PROBLEM DESCRIPTION →
An exact copy of all the data is required, with pictures left out.

COLLECTED DATA →
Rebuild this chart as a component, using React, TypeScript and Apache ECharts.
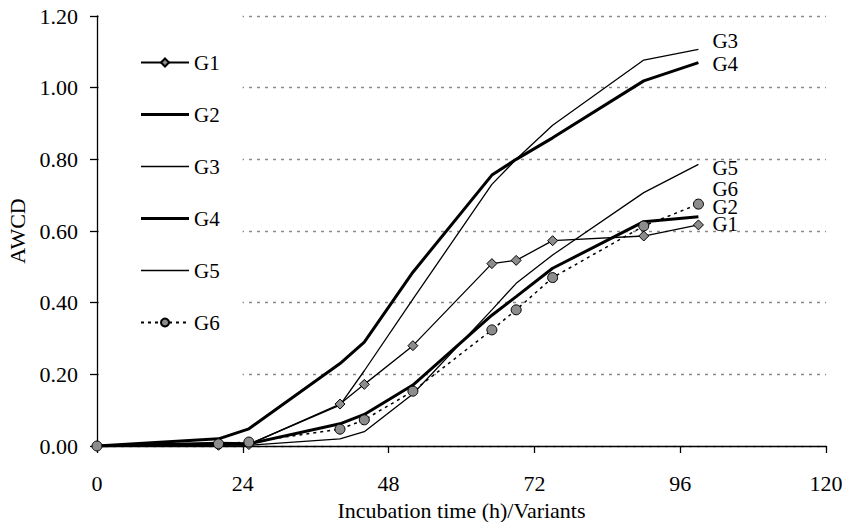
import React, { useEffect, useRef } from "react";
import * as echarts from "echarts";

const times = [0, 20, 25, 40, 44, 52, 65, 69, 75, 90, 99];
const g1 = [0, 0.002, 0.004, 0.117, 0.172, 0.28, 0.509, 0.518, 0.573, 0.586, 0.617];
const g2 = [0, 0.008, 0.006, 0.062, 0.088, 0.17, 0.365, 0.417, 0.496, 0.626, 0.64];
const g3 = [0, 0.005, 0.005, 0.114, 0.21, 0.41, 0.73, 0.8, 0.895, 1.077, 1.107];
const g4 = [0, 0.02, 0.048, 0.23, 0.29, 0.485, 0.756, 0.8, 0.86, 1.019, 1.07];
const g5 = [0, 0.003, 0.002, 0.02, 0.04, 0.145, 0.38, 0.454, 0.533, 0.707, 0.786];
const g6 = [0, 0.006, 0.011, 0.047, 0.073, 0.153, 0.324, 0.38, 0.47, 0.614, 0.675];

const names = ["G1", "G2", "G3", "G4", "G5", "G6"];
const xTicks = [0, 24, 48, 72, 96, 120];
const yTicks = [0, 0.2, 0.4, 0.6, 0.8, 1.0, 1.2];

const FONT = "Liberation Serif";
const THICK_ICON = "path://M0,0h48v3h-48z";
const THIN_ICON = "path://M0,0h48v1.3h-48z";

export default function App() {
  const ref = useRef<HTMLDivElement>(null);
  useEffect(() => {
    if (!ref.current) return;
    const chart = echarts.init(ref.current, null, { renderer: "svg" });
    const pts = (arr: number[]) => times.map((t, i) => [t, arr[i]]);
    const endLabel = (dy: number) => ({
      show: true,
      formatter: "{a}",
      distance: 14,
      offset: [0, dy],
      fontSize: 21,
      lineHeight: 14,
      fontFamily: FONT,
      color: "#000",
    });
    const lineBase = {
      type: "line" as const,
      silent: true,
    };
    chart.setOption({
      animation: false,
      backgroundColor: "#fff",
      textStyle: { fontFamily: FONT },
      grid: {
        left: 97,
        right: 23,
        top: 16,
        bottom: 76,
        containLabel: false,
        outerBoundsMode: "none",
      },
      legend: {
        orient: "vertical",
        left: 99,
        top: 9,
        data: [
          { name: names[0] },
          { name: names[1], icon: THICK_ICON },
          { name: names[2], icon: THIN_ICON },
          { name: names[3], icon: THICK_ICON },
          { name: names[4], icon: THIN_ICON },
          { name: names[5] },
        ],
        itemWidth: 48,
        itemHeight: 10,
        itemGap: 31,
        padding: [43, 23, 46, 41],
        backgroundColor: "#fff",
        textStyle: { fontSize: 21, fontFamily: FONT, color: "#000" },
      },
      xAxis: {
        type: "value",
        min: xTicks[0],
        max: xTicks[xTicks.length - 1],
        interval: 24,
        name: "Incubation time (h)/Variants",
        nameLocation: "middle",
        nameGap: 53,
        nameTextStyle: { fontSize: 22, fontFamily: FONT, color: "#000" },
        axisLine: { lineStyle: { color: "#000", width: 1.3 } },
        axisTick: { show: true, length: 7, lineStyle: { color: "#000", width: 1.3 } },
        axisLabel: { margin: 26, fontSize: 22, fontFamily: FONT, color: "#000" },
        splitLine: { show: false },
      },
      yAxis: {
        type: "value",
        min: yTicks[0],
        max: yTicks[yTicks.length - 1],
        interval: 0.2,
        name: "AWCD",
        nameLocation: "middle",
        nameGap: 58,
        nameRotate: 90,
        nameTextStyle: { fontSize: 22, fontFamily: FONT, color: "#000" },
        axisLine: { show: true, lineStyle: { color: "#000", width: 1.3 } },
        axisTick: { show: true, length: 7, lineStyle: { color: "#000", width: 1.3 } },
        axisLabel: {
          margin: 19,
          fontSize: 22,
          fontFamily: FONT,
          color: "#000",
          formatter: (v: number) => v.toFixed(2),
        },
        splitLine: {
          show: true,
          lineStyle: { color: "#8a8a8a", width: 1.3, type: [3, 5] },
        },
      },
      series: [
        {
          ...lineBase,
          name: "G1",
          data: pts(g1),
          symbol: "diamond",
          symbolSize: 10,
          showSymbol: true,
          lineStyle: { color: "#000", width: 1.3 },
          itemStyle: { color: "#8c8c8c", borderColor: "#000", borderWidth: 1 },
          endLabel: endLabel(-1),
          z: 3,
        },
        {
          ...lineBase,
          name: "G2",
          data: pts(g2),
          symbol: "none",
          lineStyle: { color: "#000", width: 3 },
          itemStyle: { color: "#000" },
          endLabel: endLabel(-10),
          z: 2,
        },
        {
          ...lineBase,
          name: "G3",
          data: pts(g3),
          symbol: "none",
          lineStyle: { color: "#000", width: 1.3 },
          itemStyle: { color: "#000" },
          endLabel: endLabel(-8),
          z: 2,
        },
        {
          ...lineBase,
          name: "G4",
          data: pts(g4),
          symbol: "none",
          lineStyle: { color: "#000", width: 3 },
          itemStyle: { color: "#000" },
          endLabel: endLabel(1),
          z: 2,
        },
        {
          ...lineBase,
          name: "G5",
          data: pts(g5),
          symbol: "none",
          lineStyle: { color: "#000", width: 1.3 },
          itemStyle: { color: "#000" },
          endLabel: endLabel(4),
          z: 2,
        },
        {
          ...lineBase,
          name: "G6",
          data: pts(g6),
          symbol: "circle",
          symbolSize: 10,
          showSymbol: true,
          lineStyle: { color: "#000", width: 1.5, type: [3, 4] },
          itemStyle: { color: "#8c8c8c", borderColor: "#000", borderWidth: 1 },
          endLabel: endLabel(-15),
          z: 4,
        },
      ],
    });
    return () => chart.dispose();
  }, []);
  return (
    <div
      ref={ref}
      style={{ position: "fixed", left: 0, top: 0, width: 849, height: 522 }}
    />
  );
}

EXERCISE RESPONSE →
Rebuild this chart as a component, using React, TypeScript and Apache ECharts.
import React, { useEffect, useRef } from "react";
import * as echarts from "echarts";

const times = [0, 20, 25, 40, 44, 52, 65, 69, 75, 90, 99];
const g1 = [0, 0.002, 0.004, 0.117, 0.172, 0.28, 0.509, 0.518, 0.573, 0.586, 0.617];
const g2 = [0, 0.008, 0.006, 0.062, 0.088, 0.17, 0.365, 0.417, 0.496, 0.626, 0.64];
const g3 = [0, 0.005, 0.005, 0.114, 0.21, 0.41, 0.73, 0.8, 0.895, 1.077, 1.107];
const g4 = [0, 0.02, 0.048, 0.23, 0.29, 0.485, 0.756, 0.8, 0.86, 1.019, 1.07];
const g5 = [0, 0.003, 0.002, 0.02, 0.04, 0.145, 0.38, 0.454, 0.533, 0.707, 0.786];
const g6 = [0, 0.006, 0.011, 0.047, 0.073, 0.153, 0.324, 0.38, 0.47, 0.614, 0.675];

const names = ["G1", "G2", "G3", "G4", "G5", "G6"];
const xTicks = [0, 24, 48, 72, 96, 120];
const yTicks = [0, 0.2, 0.4, 0.6, 0.8, 1.0, 1.2];

const FONT = "Liberation Serif";
const THICK_ICON = "path://M0,0h48v3h-48z";
const THIN_ICON = "path://M0,0h48v1.3h-48z";

export default function App() {
  const ref = useRef<HTMLDivElement>(null);
  useEffect(() => {
    if (!ref.current) return;
    const chart = echarts.init(ref.current, null, { renderer: "svg" });
    const pts = (arr: number[]) => times.map((t, i) => [t, arr[i]]);
    const endLabel = (dy: number) => ({
      show: true,
      formatter: "{a}",
      distance: 14,
      offset: [0, dy],
      fontSize: 21,
      lineHeight: 14,
      fontFamily: FONT,
      color: "#000",
    });
    const lineBase = {
      type: "line" as const,
      silent: true,
    };
    chart.setOption({
      animation: false,
      backgroundColor: "#fff",
      textStyle: { fontFamily: FONT },
      grid: {
        left: 97,
        right: 23,
        top: 16,
        bottom: 76,
        containLabel: false,
        outerBoundsMode: "none",
      },
      legend: {
        orient: "vertical",
        left: 99,
        top: 9,
        data: [
          { name: names[0] },
          { name: names[1], icon: THICK_ICON },
          { name: names[2], icon: THIN_ICON },
          { name: names[3], icon: THICK_ICON },
          { name: names[4], icon: THIN_ICON },
          { name: names[5] },
        ],
        itemWidth: 48,
        itemHeight: 10,
        itemGap: 31,
        padding: [43, 23, 46, 41],
        backgroundColor: "#fff",
        textStyle: { fontSize: 21, fontFamily: FONT, color: "#000" },
      },
      xAxis: {
        type: "value",
        min: xTicks[0],
        max: xTicks[xTicks.length - 1],
        interval: 24,
        name: "Incubation time (h)/Variants",
        nameLocation: "middle",
        nameGap: 53,
        nameTextStyle: { fontSize: 22, fontFamily: FONT, color: "#000" },
        axisLine: { lineStyle: { color: "#000", width: 1.3 } },
        axisTick: { show: true, length: 7, lineStyle: { color: "#000", width: 1.3 } },
        axisLabel: { margin: 26, fontSize: 22, fontFamily: FONT, color: "#000" },
        splitLine: { show: false },
      },
      yAxis: {
        type: "value",
        min: yTicks[0],
        max: yTicks[yTicks.length - 1],
        interval: 0.2,
        name: "AWCD",
        nameLocation: "middle",
        nameGap: 58,
        nameRotate: 90,
        nameTextStyle: { fontSize: 22, fontFamily: FONT, color: "#000" },
        axisLine: { show: true, lineStyle: { color: "#000", width: 1.3 } },
        axisTick: { show: true, length: 7, lineStyle: { color: "#000", width: 1.3 } },
        axisLabel: {
          margin: 19,
          fontSize: 22,
          fontFamily: FONT,
          color: "#000",
          formatter: (v: number) => v.toFixed(2),
        },
        splitLine: {
          show: true,
          lineStyle: { color: "#8a8a8a", width: 1.3, type: [3, 5] },
        },
      },
      series: [
        {
          ...lineBase,
          name: "G1",
          data: pts(g1),
          symbol: "diamond",
          symbolSize: 10,
          showSymbol: true,
          lineStyle: { color: "#000", width: 1.3 },
          itemStyle: { color: "#8c8c8c", borderColor: "#000", borderWidth: 1 },
          endLabel: endLabel(-1),
          z: 3,
        },
        {
          ...lineBase,
          name: "G2",
          data: pts(g2),
          symbol: "none",
          lineStyle: { color: "#000", width: 3 },
          itemStyle: { color: "#000" },
          endLabel: endLabel(-10),
          z: 2,
        },
        {
          ...lineBase,
          name: "G3",
          data: pts(g3),
          symbol: "none",
          lineStyle: { color: "#000", width: 1.3 },
          itemStyle: { color: "#000" },
          endLabel: endLabel(-8),
          z: 2,
        },
        {
          ...lineBase,
          name: "G4",
          data: pts(g4),
          symbol: "none",
          lineStyle: { color: "#000", width: 3 },
          itemStyle: { color: "#000" },
          endLabel: endLabel(1),
          z: 2,
        },
        {
          ...lineBase,
          name: "G5",
          data: pts(g5),
          symbol: "none",
          lineStyle: { color: "#000", width: 1.3 },
          itemStyle: { color: "#000" },
          endLabel: endLabel(4),
          z: 2,
        },
        {
          ...lineBase,
          name: "G6",
          data: pts(g6),
          symbol: "circle",
          symbolSize: 10,
          showSymbol: true,
          lineStyle: { color: "#000", width: 1.5, type: [3, 4] },
          itemStyle: { color: "#8c8c8c", borderColor: "#000", borderWidth: 1 },
          endLabel: endLabel(-15),
          z: 4,
        },
      ],
    });
    return () => chart.dispose();
  }, []);
  return (
    <div
      ref={ref}
      style={{ position: "fixed", left: 0, top: 0, width: 849, height: 522 }}
    />
  );
}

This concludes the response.